A r ecent analysis has shown that the world’s capacity for storage is now 295 exabytes, which equates to 404 billion CDs. That’s a lot of stuff and with the internet it can make for a pretty huge pocket. The report doesn’t talk about just how much of the storage is filled with data, or how much is repeated (i.e. not unique), but even so there’s a lot of stuff out there and it’s still growing.
Archiving with full content indexing is how enterprises used to manage their data but this model needs updating. The way we work continues to evolve, and the corporate archive needs to embrace that change, not least if it is to remain defensible from a legal standpoint.
This change won’t be without challenges and will blur the line even more between work and home data. The consumerisation of IT (bring your own PC, smart phone, tablet to work) not to mention the host of social networking sites mean that corporate policies need to change to protect the privacy of the individual and the corporation, and quickly.

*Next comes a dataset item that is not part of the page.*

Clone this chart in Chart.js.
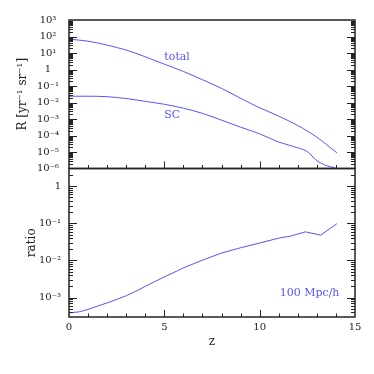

Access controls need to be updated to become more intelligent, driven by the data and the context in which the request is being made, not just by the individual making the request for access.
In 2002, the amount of data stored digitally surpassed the amount stored in analogue form, and by 2007 almost 95 percent of all data that was stored digitally. That growth is not slowing. The issues, particularly around security and integrity, will worsen without some serious rethinking of how we are going to survive the digital onslaught in the future.